Pressing Hi-Techs in mechanical engineering, aviation and transport

Abstract. Results of workpiece thickness variations due to sheet metal stamping job, that is: tube bending, pressing, stretching, drawing-out, ironing are presented in the paper. The necessity in such work is fuelled by the contemporary increasing requirements for parts strength resulted from sheet metal stamping. Much attention is paid to tube bending, for it is bending that changes not only form of the section of the tube billet, but also leads to a thickness loss in a tensile layer together with an increase in thickness of a compression zone. The methods of reducing tube thickness variation are proposed. Results of changes in workpiece thickness under drawing-out are given.
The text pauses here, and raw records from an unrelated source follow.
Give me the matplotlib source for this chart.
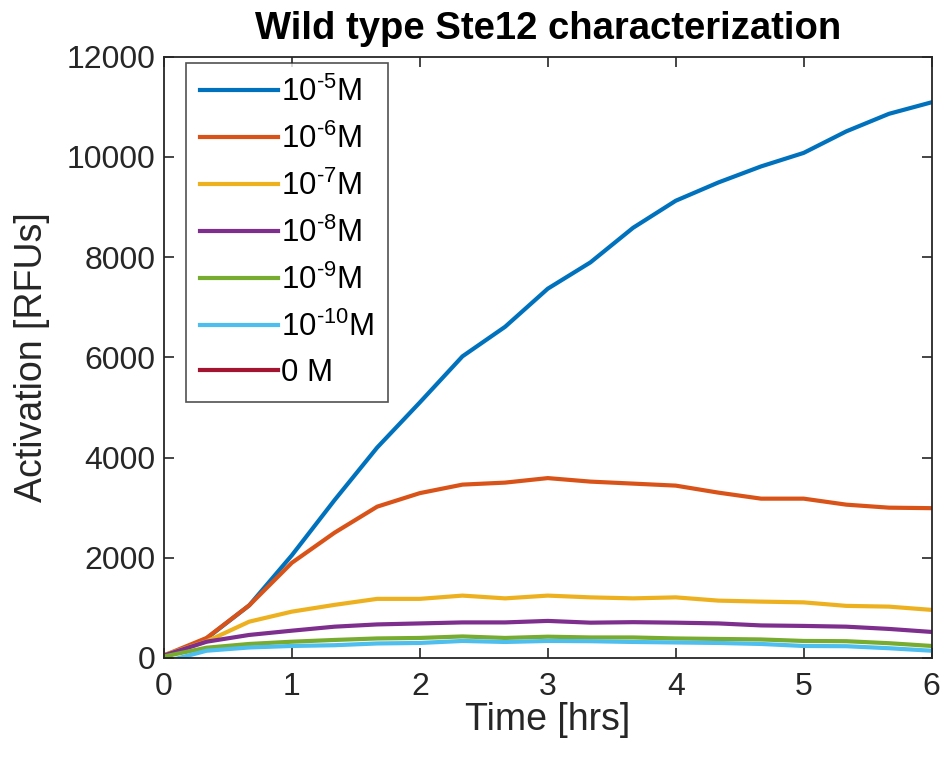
import matplotlib
matplotlib.use("Agg")
import matplotlib.pyplot as plt
import numpy as np

plt.rcParams['font.family'] = ['Liberation Sans', 'DejaVu Sans']
plt.rcParams['mathtext.fontset'] = 'custom'
plt.rcParams['mathtext.rm'] = 'Liberation Sans'
plt.rcParams['mathtext.default'] = 'regular'

# time points every 20 min
time_hrs = np.arange(19) / 3.0

conc_labels = [r'10$^{\text{-}5}$M', r'10$^{\text{-}6}$M', r'10$^{\text{-}7}$M',
               r'10$^{\text{-}8}$M', r'10$^{\text{-}9}$M', r'10$^{\text{-}10}$M', '0 M']

act_1e5 = [0, 390, 1050, 2050, 3150, 4200, 5100, 6020, 6610, 7370,
           7895, 8585, 9125, 9490, 9810, 10080, 10510, 10860, 11090]
act_1e6 = [50, 400, 1050, 1900, 2500, 3020, 3290, 3460, 3500, 3590,
           3520, 3480, 3440, 3300, 3180, 3180, 3060, 3000, 2990]
act_1e7 = [60, 330, 725, 925, 1060, 1180, 1180, 1245, 1190, 1245,
           1210, 1190, 1210, 1145, 1125, 1110, 1040, 1025, 960]
act_1e8 = [50, 325, 460, 545, 625, 670, 690, 710, 710, 740,
           705, 715, 705, 690, 650, 640, 625, 580, 520]
act_1e9 = [30, 205, 280, 325, 360, 390, 400, 430, 400, 425,
           410, 410, 390, 380, 370, 340, 335, 295, 240]
act_1e10 = [-80, 145, 210, 240, 255, 290, 300, 340, 320, 340,
            335, 320, 310, 300, 280, 240, 235, 195, 145]
act_0 = [-120, -90, -100, -110, -95, -105, -100, -90, -110, -100,
         -95, -105, -100, -110, -100, -95, -105, -100, -110]

series = [act_1e5, act_1e6, act_1e7, act_1e8, act_1e9, act_1e10, act_0]
colors = [(0, 0.447, 0.741), (0.85, 0.325, 0.098), (0.929, 0.694, 0.125),
          (0.494, 0.184, 0.556), (0.466, 0.674, 0.188), (0.301, 0.745, 0.933),
          (0.635, 0.078, 0.184)]

fig = plt.figure(figsize=(9.42, 7.66), dpi=100)
ax = fig.add_axes([0.174, 0.141, 0.815, 0.785])

for vals, lab, c in zip(series, conc_labels, colors):
    ax.plot(time_hrs, vals, color=c, lw=3.0, label=lab)

ax.set_xlim(0, 6)
ax.set_ylim(0, 12000)
ax.set_xticks(range(7))
ax.set_yticks(range(0, 12001, 2000))
ax.tick_params(direction='in', top=True, right=True, labelsize=23,
               length=7, width=1.2, colors='#262626', labelcolor='#262626', pad=6)
ax.tick_params(axis='x', pad=10)
for s in ax.spines.values():
    s.set_color('#262626')
    s.set_linewidth(1.3)

ax.set_xlabel('Time [hrs]', fontsize=27, color='#262626', labelpad=0)
ax.set_ylabel('Activation [RFUs]', fontsize=27, color='#262626', labelpad=12)
ax.set_title('Wild type Ste12 characterization', fontsize=27.5,
             fontweight='bold', pad=13)

leg = ax.legend(loc='upper left', fontsize=22.5, frameon=True, fancybox=False,
                edgecolor='#262626', handlelength=2.5, handletextpad=0.08,
                labelspacing=0.5, borderpad=0.45, borderaxespad=0,
                bbox_to_anchor=(0.029, 0.99))
leg.get_frame().set_linewidth(1.2)

fig.savefig('out.png', dpi=100)
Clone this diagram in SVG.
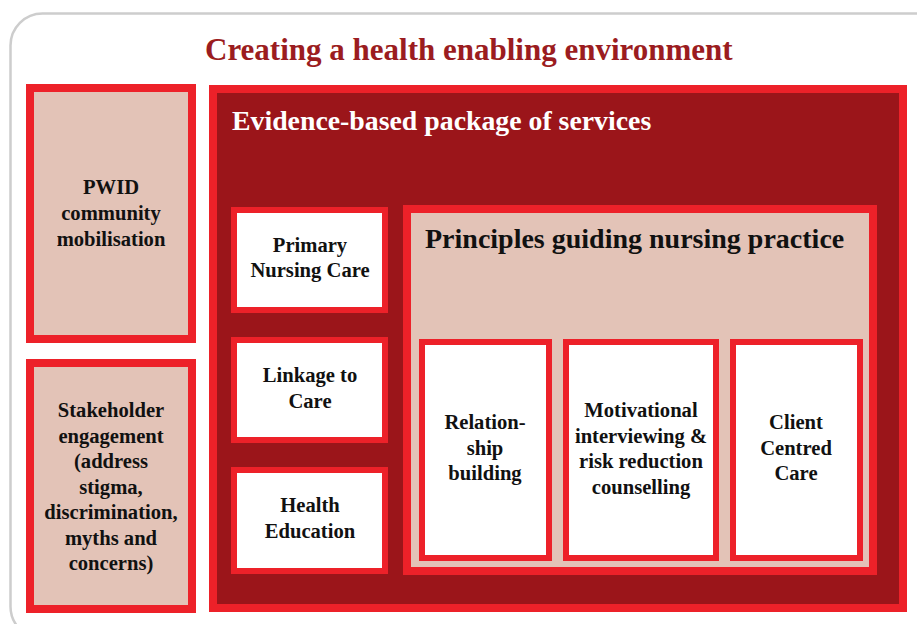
<svg xmlns="http://www.w3.org/2000/svg" width="917" height="624" viewBox="0 0 917 624">
<style>
.bd{stroke:#ED2129;stroke-width:8}
.bd6{stroke:#ED2129;stroke-width:6}
.pk{fill:#E3C3B7}
.wh{fill:#FFFFFF}
.dk{fill:#9B151A}
text{font-family:"Liberation Serif","Times New Roman",serif;font-weight:bold}
.lb{font-size:20.6px;fill:#111;text-anchor:middle}
</style>
<rect x="10.5" y="13.5" width="940" height="625" rx="32" fill="#fff" stroke="#CDCDCD" stroke-width="2.5"/>
<text x="205" y="60" font-size="31" fill="#9B1C20">Creating a health enabling environment</text>
<g id="pwid">
<rect x="30" y="88" width="162" height="251" class="pk bd"/>
<text class="lb"><tspan x="111" y="194">PWID</tspan><tspan x="111" y="220">community</tspan><tspan x="111" y="246">mobilisation</tspan></text>
</g>
<g id="stakeholder">
<rect x="30" y="363" width="162" height="246" class="pk bd"/>
<text class="lb"><tspan x="111" y="417">Stakeholder</tspan><tspan x="111" y="443">engagement</tspan><tspan x="111" y="468">(address</tspan><tspan x="111" y="494">stigma,</tspan><tspan x="111" y="519">discrimination,</tspan><tspan x="111" y="545">myths and</tspan><tspan x="111" y="570">concerns)</tspan></text>
</g>
<g id="evidence">
<rect x="213" y="89" width="690" height="519" class="dk bd"/>
<text x="232" y="130" font-size="27.8" fill="#fff">Evidence-based package of services</text>
</g>
<g id="primary">
<rect x="234" y="210" width="151" height="100" class="wh bd6"/>
<text class="lb"><tspan x="310" y="252">Primary</tspan><tspan x="310" y="277">Nursing Care</tspan></text>
</g>
<g id="linkage">
<rect x="234" y="340" width="151" height="100" class="wh bd6"/>
<text class="lb"><tspan x="310" y="382">Linkage to</tspan><tspan x="310" y="408">Care</tspan></text>
</g>
<g id="health">
<rect x="234" y="470" width="151" height="101" class="wh bd6"/>
<text class="lb"><tspan x="310" y="512">Health</tspan><tspan x="310" y="538">Education</tspan></text>
</g>
<g id="principles">
<rect x="407" y="209" width="466" height="362" class="pk bd"/>
<text x="425" y="248" font-size="28" fill="#111">Principles guiding nursing practice</text>
</g>
<g id="relationship">
<rect x="422" y="342" width="127" height="216" class="wh bd6"/>
<text class="lb"><tspan x="485" y="429">Relation-</tspan><tspan x="485" y="455">ship</tspan><tspan x="485" y="480">building</tspan></text>
</g>
<g id="motivational">
<rect x="566" y="342" width="150" height="216" class="wh bd6"/>
<text class="lb"><tspan x="641" y="417">Motivational</tspan><tspan x="641" y="443">interviewing &amp;</tspan><tspan x="641" y="468">risk reduction</tspan><tspan x="641" y="494">counselling</tspan></text>
</g>
<g id="client">
<rect x="733" y="342" width="127" height="216" class="wh bd6"/>
<text class="lb"><tspan x="796" y="429">Client</tspan><tspan x="796" y="455">Centred</tspan><tspan x="796" y="480">Care</tspan></text>
</g>
<g id="connectors"></g>
</svg>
It is shown that increasing the punch radius can reduce the thickness variation by 10 %. In most studies on sheet stamping, the thickness of the primary blank and rolled iron is not taken into account, while the primary part thickness can vary by 20 % when ordering metal of single precision. A thick-sheeted drawing-out in the AutoForm program is simulated in order to determine the possibility of the program in predicting changes in the shape of the sheet and thickness due to the action of bending. It is shown that AutoForm models the shape of the part well enough after stamping. According to the specification, AutoForm and the experiment showed similar results in thickness and also revealed areas with minimal thickness. For the selected stamping parameters, the minimum thickness is observed at the point of transition of the cylindrical surface to the punch radius and at the point of transition of the punch radius to the bottom plate. Since most metals subjected to sheet stamping have anisotropy properties, it has been shown by experiments and has its theoretical proof that thickness can vary significantly along the perimeter. It has been proven that the thickness variation along the perimeter of the part may exceed 35 %